» DATASET EXTRACT:

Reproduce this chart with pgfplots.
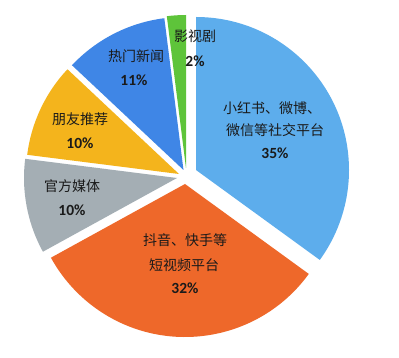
\documentclass[border=0pt]{standalone}
\usepackage{pgfplots}
\pgfplotsset{compat=1.18}
\usepackage{fontspec}
\setmainfont{Carlito}
\newfontfamily\cjk{Noto Sans CJK SC}

\definecolor{cSocial}{HTML}{5DADEC}
\definecolor{cVideo}{HTML}{EE682A}
\definecolor{cOfficial}{HTML}{A4AEB4}
\definecolor{cFriend}{HTML}{F4B41C}
\definecolor{cNews}{HTML}{3F86E6}
\definecolor{cDrama}{HTML}{5EC43A}
\definecolor{txt}{HTML}{1A1A1A}

% running start angle of the next wedge (clockwise from the top)
\gdef\curang{90}
\newcommand\pieR{153pt}
% \pieslice{percent}{centre x}{centre y}{colour}
\newcommand\pieslice[4]{%
  \pgfmathsetmacro\endang{\curang-3.6*#1}%
  \edef\doslice{\noexpand\fill[#4] (axis cs:#2,#3) -- ++(\curang:\pieR)
    arc[start angle=\curang, end angle=\endang, radius=\pieR] -- cycle;}%
  \doslice
  \global\let\curang\endang
}
\newcommand\nm[1]{{\cjk\fontsize{14}{16}\selectfont #1}}
\newcommand\pc[1]{{\fontsize{15.5}{17}\selectfont\bfseries #1}}

\begin{document}
\begin{tikzpicture}
\begin{axis}[x=1pt, y=1pt, xmin=0, xmax=399, ymin=0, ymax=349,
  hide axis, clip=false]
  \fill[white] (axis cs:0,0) rectangle (axis cs:399,349);
  % share (%), exploded centre of each wedge
  \pieslice{35}{196}{179}{cSocial}
  \pieslice{32}{185}{165}{cVideo}
  \pieslice{10}{177}{171}{cOfficial}
  \pieslice{10}{179}{175}{cFriend}
  \pieslice{11}{183.5}{179}{cNews}
  \pieslice{2}{186}{181}{cDrama}

  \begin{scope}[every node/.style={text=txt, inner sep=0pt, anchor=center}]
  \node at (axis cs:195,313) {\nm{影视剧}};
  \node at (axis cs:195,288) {\pc{2\%}};
  \node at (axis cs:136,293) {\nm{热门新闻}};
  \node at (axis cs:134,269) {\pc{11\%}};
  \node at (axis cs:80,230) {\nm{朋友推荐}};
  \node at (axis cs:80,206) {\pc{10\%}};
  \node at (axis cs:72,163) {\nm{官方媒体}};
  \node at (axis cs:72,139) {\pc{10\%}};
  \node at (axis cs:185,109) {\nm{抖音、快手等}};
  \node at (axis cs:184,84) {\nm{短视频平台}};
  \node at (axis cs:185,61) {\pc{32\%}};
  \node at (axis cs:272,241) {\nm{小红书、微博、}};
  \node at (axis cs:275,219) {\nm{微信等社交平台}};
  \node at (axis cs:275,196) {\pc{35\%}};
  \end{scope}
\end{axis}
\end{tikzpicture}
\end{document}
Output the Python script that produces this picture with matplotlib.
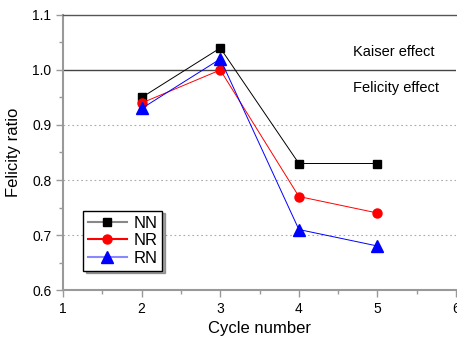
import matplotlib
matplotlib.use("Agg")
import matplotlib.pyplot as plt
from matplotlib.ticker import MultipleLocator

plt.rcParams['font.family'] = ['Liberation Sans', 'DejaVu Sans']

cycles = [2, 3, 4, 5]
nn = [0.95, 1.04, 0.83, 0.83]
nr = [0.94, 1.00, 0.77, 0.74]
rn = [0.93, 1.02, 0.71, 0.68]
labels = ['NN', 'NR', 'RN']

fig = plt.figure(figsize=(4.57, 3.39), dpi=100)
ax = fig.add_axes([0.138, 0.1445, 0.860, 0.8113])

for y in [0.7, 0.8, 0.9]:
    ax.axhline(y, color='#aaaaaa', lw=0.8, ls=(0, (1.5, 2.5)), zorder=0)
ax.axhline(1.0, color='#444444', lw=1.0, zorder=1)

ax.plot(cycles, nn, color='black', lw=0.7, marker='s', ms=6, label=labels[0], zorder=3)
ax.plot(cycles, nr, color='red', lw=0.7, marker='o', ms=6.5, label=labels[1], zorder=3)
ax.plot(cycles, rn, color='blue', lw=0.7, marker='^', ms=8, label=labels[2], zorder=3)

ax.set_xlim(1, 6)
ax.set_ylim(0.6, 1.1)
ax.xaxis.set_major_locator(MultipleLocator(1))
ax.xaxis.set_minor_locator(MultipleLocator(0.5))
ax.yaxis.set_major_locator(MultipleLocator(0.1))
ax.yaxis.set_minor_locator(MultipleLocator(0.05))
ax.yaxis.set_major_formatter(matplotlib.ticker.FormatStrFormatter('%.1f'))

for s in ['left', 'bottom']:
    ax.spines[s].set_color('#999999')
    ax.spines[s].set_linewidth(1.5)
ax.spines['top'].set_color('#555555')
ax.spines['top'].set_linewidth(1.0)
ax.spines['right'].set_visible(False)

ax.tick_params(which='major', direction='out', length=5, width=1, color='#999999', labelsize=10)
ax.tick_params(which='minor', direction='out', length=3, width=1, color='#999999')

ax.set_xlabel('Cycle number', fontsize=12, labelpad=4)
ax.set_ylabel('Felicity ratio', fontsize=12, labelpad=8)

ax.text(4.69, 1.033, 'Kaiser effect', fontsize=10.5, va='center', ha='left')
ax.text(4.69, 0.967, 'Felicity effect', fontsize=10.5, va='center', ha='left')

leg = ax.legend(loc='lower left', bbox_to_anchor=(0.03, 0.04), fontsize=12,
                frameon=True, shadow=True, fancybox=False, handlelength=2.3,
                borderpad=0.3, labelspacing=0.15, handletextpad=0.4)
leg.get_frame().set_edgecolor('black')
leg.get_frame().set_linewidth(1.0)
for h, c in zip(leg.get_lines(), ['#888888', 'red', '#8888ff']):
    h.set_color(c)
    h.set_linewidth(1.5)
leg.get_lines()[0].set_markerfacecolor('black')
leg.get_lines()[0].set_markeredgecolor('black')
leg.get_lines()[1].set_markerfacecolor('red')
leg.get_lines()[1].set_markeredgecolor('red')
leg.get_lines()[2].set_markerfacecolor('blue')
leg.get_lines()[2].set_markeredgecolor('blue')

fig.savefig('out.png', dpi=100)
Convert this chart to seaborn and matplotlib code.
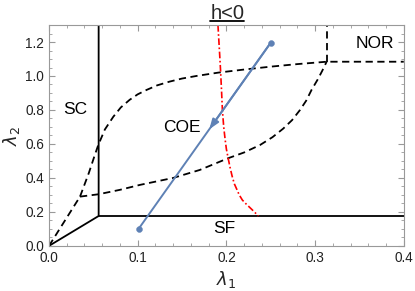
import numpy as np
import pandas as pd
import matplotlib.pyplot as plt
import seaborn as sns

# phase boundaries (lambda1, lambda2)
sc_x = [0.0, 0.056, 0.056]
sc_y = [0.0, 0.176, 1.30]
sf_x = [0.056, 0.40]
sf_y = [0.176, 0.176]

low_x = [0.0, 0.035]
low_y = [0.0, 0.29]
upper_x = [0.035, 0.045, 0.052, 0.0556, 0.063, 0.0725, 0.081, 0.091, 0.100, 0.110, 0.122, 0.136,
           0.150, 0.166, 0.191, 0.22, 0.25, 0.28, 0.313, 0.40]
upper_y = [0.29, 0.43, 0.54, 0.594, 0.685, 0.76, 0.815, 0.86, 0.892, 0.918, 0.945, 0.967,
           0.985, 1.0, 1.02, 1.038, 1.055, 1.07, 1.084, 1.084]
lower_x = [0.035, 0.056, 0.08, 0.1025, 0.14, 0.17, 0.202, 0.22, 0.238, 0.252, 0.264, 0.274,
           0.283, 0.290, 0.296, 0.303, 0.308, 0.313]
lower_y = [0.29, 0.304, 0.33, 0.359, 0.40, 0.447, 0.516, 0.55, 0.594, 0.64, 0.69, 0.74,
           0.80, 0.855, 0.918, 0.98, 1.03, 1.084]
nor_x = [0.313, 0.313]
nor_y = [1.084, 1.30]

red_x = [0.1905, 0.1925, 0.1934, 0.1945, 0.1955, 0.197, 0.1985, 0.200, 0.202, 0.204, 0.2065,
         0.209, 0.212, 0.2145, 0.218, 0.222, 0.226, 0.231, 0.236]
red_y = [1.30, 1.12, 1.035, 0.918, 0.80, 0.70, 0.63, 0.57, 0.516, 0.465, 0.41,
         0.365, 0.33, 0.30, 0.27, 0.248, 0.228, 0.203, 0.176]

path_x = [0.25, 0.101]
path_y = [1.196, 0.10]

region_names = ["SC", "COE", "NOR", "SF"]
region_x = [0.030, 0.150, 0.367, 0.198]
region_y = [0.80, 0.697, 1.19, 0.105]

sns.set_style("ticks")
plt.rcParams['font.family'] = ['Liberation Sans', 'DejaVu Sans']
plt.rcParams['mathtext.fontset'] = 'dejavusans'

fig, ax = plt.subplots(figsize=(4.15, 2.91), dpi=100)
fig.subplots_adjust(left=0.118, right=0.973, top=0.914, bottom=0.155)

def draw(xs, ys, **kw):
    d = pd.DataFrame({"x": xs, "y": ys})
    sns.lineplot(data=d, x="x", y="y", sort=False, estimator=None, ax=ax, **kw)

for xs, ys in [(sc_x, sc_y), (sf_x, sf_y)]:
    draw(xs, ys, color="black", lw=1.3)
for xs, ys in [(low_x, low_y), (upper_x, upper_y), (lower_x, lower_y), (nor_x, nor_y)]:
    draw(xs, ys, color="black", lw=1.3, linestyle=(0, (4, 2.5)))
draw(red_x, red_y, color="red", lw=1.2, linestyle=(0, (4, 1.5, 1, 1.5)))

blue = "#5E81B5"
draw(path_x, path_y, color=blue, lw=1.4)
sns.scatterplot(x=path_x, y=path_y, color=blue, s=18, edgecolor=blue, ax=ax, zorder=5)
t = 0.465
hx = path_x[0] + t * (path_x[1] - path_x[0])
hy = path_y[0] + t * (path_y[1] - path_y[0])
ax.annotate("", xy=(hx, hy), xytext=(path_x[0], path_y[0]),
            arrowprops=dict(arrowstyle="-|>,head_length=0.6,head_width=0.22",
                            color=blue, lw=1.4, shrinkA=0, shrinkB=0))

for name, x, y in zip(region_names, region_x, region_y):
    ax.text(x, y, name, fontsize=12.5, ha="center", va="center", color="black")

ax.set_xlim(0, 0.4)
ax.set_ylim(0, 1.3)
ax.set_xticks(np.arange(0, 0.41, 0.1))
ax.set_xticklabels(["0.0", "0.1", "0.2", "0.3", "0.4"])
ax.set_xticks(np.arange(0, 0.401, 0.02), minor=True)
ax.set_yticks(np.arange(0, 1.21, 0.2))
ax.set_yticklabels(["0.0", "0.2", "0.4", "0.6", "0.8", "1.0", "1.2"])
ax.set_yticks(np.arange(0, 1.301, 0.05), minor=True)
ax.tick_params(which="both", direction="in", top=True, right=True,
               color="#999999", labelsize=9.8, labelcolor="#222222")
ax.tick_params(which="major", length=4)
ax.tick_params(which="minor", length=2.2)
for s in ax.spines.values():
    s.set_color("#999999")
    s.set_linewidth(0.8)

ax.set_xlabel(r"$\lambda_1$", fontsize=13, labelpad=3)
ax.set_ylabel(r"$\lambda_2$", fontsize=13, labelpad=2)

# underlined title
title = fig.text(0.548, 0.955, "h<0", fontsize=14.5, ha="center", va="center")
fig.canvas.draw()
bb = title.get_window_extent().transformed(fig.transFigure.inverted())
fig.add_artist(plt.Line2D([bb.x0, bb.x1], [bb.y0 + 0.004, bb.y0 + 0.004],
                          color="black", lw=1.3, transform=fig.transFigure))

fig.savefig("out.png", dpi=100)
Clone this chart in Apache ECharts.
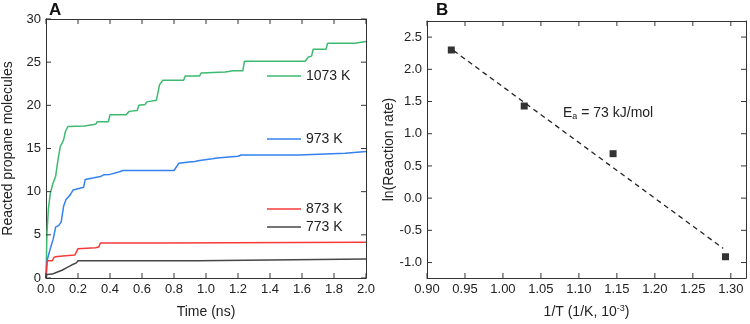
<!DOCTYPE html>
<html>
<head>
<meta charset="utf-8">
<script src="https://cdn.jsdelivr.net/npm/echarts@6/dist/echarts.min.js"></script>
<style>
  html, body { margin: 0; padding: 0; background: #fff; }
  #chart { width: 750px; height: 324px; }
</style>
</head>
<body>
<div id="chart"></div>
<script>
// panel A: reacted molecules vs time, [time (ns), molecules]
const curve1073 = [[0,0],[0.006,5.2],[0.015,8],[0.027,9.8],[0.044,11],[0.06,11.75],[0.075,13.7],[0.089,15.2],[0.11,16],[0.122,17],[0.137,17.55],
  [0.24,17.6],[0.25,17.8],[0.31,17.8],[0.32,18.1],[0.39,18.1],[0.40,18.9],[0.50,18.9],[0.52,19.3],[0.57,19.4],[0.58,20.0],[0.62,20.1],
  [0.63,20.4],[0.69,20.6],[0.71,22.4],[0.73,22.9],[0.86,22.9],[0.87,23.4],[0.96,23.4],[0.97,23.75],[1.12,23.85],[1.17,24.0],[1.23,24.0],
  [1.24,25.1],[1.62,25.1],[1.64,25.6],[1.66,25.7],[1.67,26.5],[1.75,26.5],[1.76,27.2],[1.93,27.2],[1.94,27.4],[2.0,27.4]];
const curve973 = [[0,0],[0.005,1.8],[0.012,2.4],[0.03,3.6],[0.045,4.5],[0.06,5.9],[0.08,6.1],[0.095,6.5],[0.11,8.3],[0.125,9.1],[0.15,9.6],
  [0.17,10.2],[0.235,10.5],[0.245,11.4],[0.30,11.6],[0.34,11.75],[0.36,11.95],[0.40,12.0],[0.41,12.2],[0.46,12.3],[0.48,12.45],[0.80,12.45],
  [0.82,13.0],[0.83,13.3],[0.88,13.4],[0.93,13.5],[0.96,13.6],[1.04,13.8],[1.07,13.9],[1.2,14.1],[1.22,14.25],[1.58,14.25],[1.59,14.45],
  [1.87,14.45],[1.88,14.65],[2.0,14.65]];
const curve873 = [[0,0],[0.008,2.0],[0.04,2.0],[0.05,2.4],[0.07,2.5],[0.08,2.6],[0.18,2.65],[0.19,2.7],[0.2,3.4],[0.31,3.5],[0.33,3.6],
  [0.34,4.05],[0.72,4.05],[0.73,4.15],[2.0,4.15]];
const curve773 = [[0,0],[0.005,0.4],[0.04,0.45],[0.06,0.6],[0.1,0.9],[0.13,1.2],[0.16,1.5],[0.19,1.75],[0.2,2.0],[0.95,2.0],[0.96,2.2],[2.0,2.2]];
const tempNames = ['1073 K', '973 K', '873 K', '773 K'];
const ticksAx = [0, 0.2, 0.4, 0.6, 0.8, 1.0, 1.2, 1.4, 1.6, 1.8, 2.0];
const ticksAy = [0, 5, 10, 15, 20, 25, 30];

// panel B: Arrhenius plot
const invT = [0.932, 1.028, 1.145, 1.293];
const lnRate = [2.30, 1.43, 0.69, -0.91];
const fitX = [0.935, 1.29];
const fitY = [2.29, -0.78];
const ticksBx = [0.90, 0.95, 1.00, 1.05, 1.10, 1.15, 1.20, 1.25, 1.30];
const ticksBy = [-1.0, -0.5, 0.0, 0.5, 1.0, 1.5, 2.0, 2.5];

const rangeA = { x: [0, 2], y: [0, 30] };
const rangeB = { x: [0.9, 1.32], y: [-1.24, 2.75] };

const fontFam = '"Liberation Sans", Arial, sans-serif';
const axisCol = '#333';
const labCol = '#222';
const tickLen = 5;

function ax(extra) {
    return Object.assign({
        type: 'value',
        axisLine: { show: true, onZero: false, lineStyle: { color: axisCol, width: 1 } },
        axisTick: { show: false },
        axisLabel: { show: false },
        splitLine: { show: false }
    }, extra);
}

function tickSeg(x1, y1, x2, y2) {
    return { type: 'line', shape: { x1: x1, y1: y1, x2: x2, y2: y2 },
             style: { stroke: axisCol, lineWidth: 1 } };
}

// inward ticks on both opposite sides of the frame, placed through the axis scale
function tickSeries(gridIdx, range, values, dim) {
    return {
        type: 'custom', xAxisIndex: gridIdx * 2, yAxisIndex: gridIdx * 2,
        silent: true, clip: false, z: 5,
        data: values.map(v => dim === 0 ? [v, range.y[0]] : [range.x[0], v]),
        renderItem: (params, api) => {
            const v = api.value(dim);
            if (dim === 0) {
                const a = api.coord([v, range.y[0]]), b = api.coord([v, range.y[1]]);
                return { type: 'group', children: [
                    tickSeg(a[0], a[1], a[0], a[1] - tickLen),
                    tickSeg(b[0], b[1], b[0], b[1] + tickLen) ] };
            }
            const a = api.coord([range.x[0], v]), b = api.coord([range.x[1], v]);
            return { type: 'group', children: [
                tickSeg(a[0], a[1], a[0] + tickLen, a[1]),
                tickSeg(b[0], b[1], b[0] - tickLen, b[1]) ] };
        }
    };
}

const chart = echarts.init(document.getElementById('chart'));
const option = {
    animation: false,
    grid: [
        { left: 45, top: 19, width: 321, height: 259 },
        { left: 427, top: 21, width: 319, height: 258 }
    ],
    legend: [
        { data: [tempNames[0]], left: 267, top: 68 },
        { data: [tempNames[1]], left: 267, top: 131 },
        { data: [tempNames[2]], left: 267, top: 201 },
        { data: [tempNames[3]], left: 267, top: 219 }
    ].map(l => Object.assign(l, {
        padding: 0, icon: 'rect', itemWidth: 34, itemHeight: 1.6, itemGap: 5,
        textStyle: { fontSize: 14, color: labCol, fontFamily: fontFam, lineHeight: 16 }
    })),
    xAxis: [
        ax({ gridIndex: 0, min: rangeA.x[0], max: rangeA.x[1], interval: 0.2, position: 'bottom',
            name: 'Time (ns)', nameLocation: 'middle', nameGap: 27,
            nameTextStyle: { fontSize: 14, color: labCol, fontFamily: fontFam },
            axisLabel: { show: true, fontSize: 13, color: labCol, fontFamily: fontFam, margin: 5, formatter: v => v.toFixed(1) } }),
        ax({ gridIndex: 0, min: rangeA.x[0], max: rangeA.x[1], interval: 0.2, position: 'top' }),
        ax({ gridIndex: 1, min: rangeB.x[0], max: rangeB.x[1], position: 'bottom',
            name: '1/T (1/K, 10{sup|-3})', nameLocation: 'middle', nameGap: 26,
            nameTextStyle: { fontSize: 14, color: labCol, fontFamily: fontFam,
                rich: { sup: { fontSize: 9, verticalAlign: 'top', padding: [0, 0, 7, 0], color: labCol, fontFamily: fontFam } } },
            axisLabel: { show: true, fontSize: 13, color: labCol, fontFamily: fontFam, margin: 5, customValues: ticksBx, formatter: v => v.toFixed(2) } }),
        ax({ gridIndex: 1, min: rangeB.x[0], max: rangeB.x[1], position: 'top' })
    ],
    yAxis: [
        ax({ gridIndex: 0, min: rangeA.y[0], max: rangeA.y[1], interval: 5, position: 'left',
            name: 'Reacted propane molecules', nameLocation: 'middle', nameGap: 31,
            nameTextStyle: { fontSize: 14, color: labCol, fontFamily: fontFam },
            axisLabel: { show: true, fontSize: 13, color: labCol, fontFamily: fontFam, margin: 5 } }),
        ax({ gridIndex: 0, min: rangeA.y[0], max: rangeA.y[1], interval: 5, position: 'right' }),
        ax({ gridIndex: 1, min: rangeB.y[0], max: rangeB.y[1], position: 'left',
            name: 'ln(Reaction rate)', nameLocation: 'middle', nameGap: 30,
            nameTextStyle: { fontSize: 14, color: labCol, fontFamily: fontFam },
            axisLabel: { show: true, fontSize: 13, color: labCol, fontFamily: fontFam, margin: 5, customValues: ticksBy, formatter: v => v.toFixed(1) } }),
        ax({ gridIndex: 1, min: rangeB.y[0], max: rangeB.y[1], position: 'right' })
    ],
    graphic: [
        { type: 'text', left: 49, top: 2,
          style: { text: 'A', fontSize: 17, fontWeight: 'bold', fill: '#111', fontFamily: fontFam } },
        { type: 'text', left: 436, top: 2,
          style: { text: 'B', fontSize: 17, fontWeight: 'bold', fill: '#111', fontFamily: fontFam } },
        { type: 'text', left: 563, top: 106,
          style: { text: 'E{sub|a} = 73 kJ/mol', fontSize: 14, fill: labCol, fontFamily: fontFam,
                   rich: { sub: { fontSize: 9, verticalAlign: 'bottom', padding: [8, 0, 0, 0], fill: labCol, fontFamily: fontFam } } } }
    ],
    series: [
        { name: tempNames[0], data: curve1073, color: '#3dba6f' },
        { name: tempNames[1], data: curve973, color: '#3382f0' },
        { name: tempNames[2], data: curve873, color: '#f63a3a' },
        { name: tempNames[3], data: curve773, color: '#474747' }
    ].map(s => Object.assign(s, {
        type: 'line', xAxisIndex: 0, yAxisIndex: 0, symbol: 'none', lineStyle: { width: 1.5 }
    })).concat([
        { type: 'line', xAxisIndex: 2, yAxisIndex: 2, symbol: 'none',
          data: fitX.map((x, i) => [x, fitY[i]]),
          lineStyle: { color: '#222', width: 1.3, type: [5, 4] } },
        { type: 'scatter', xAxisIndex: 2, yAxisIndex: 2, symbol: 'rect', symbolSize: 7,
          itemStyle: { color: '#000' },
          data: invT.map((x, i) => [x, lnRate[i]]) },
        tickSeries(0, rangeA, ticksAx, 0),
        tickSeries(0, rangeA, ticksAy, 1),
        tickSeries(1, rangeB, ticksBx, 0),
        tickSeries(1, rangeB, ticksBy, 1)
    ])
};
chart.setOption(option);
</script>
</body>
</html>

» AIM OF THE TASK: For the entries above, count the lines that contain the string "seaborn", and state that number without further comment.

» ANSWER TO THIS TASK: 2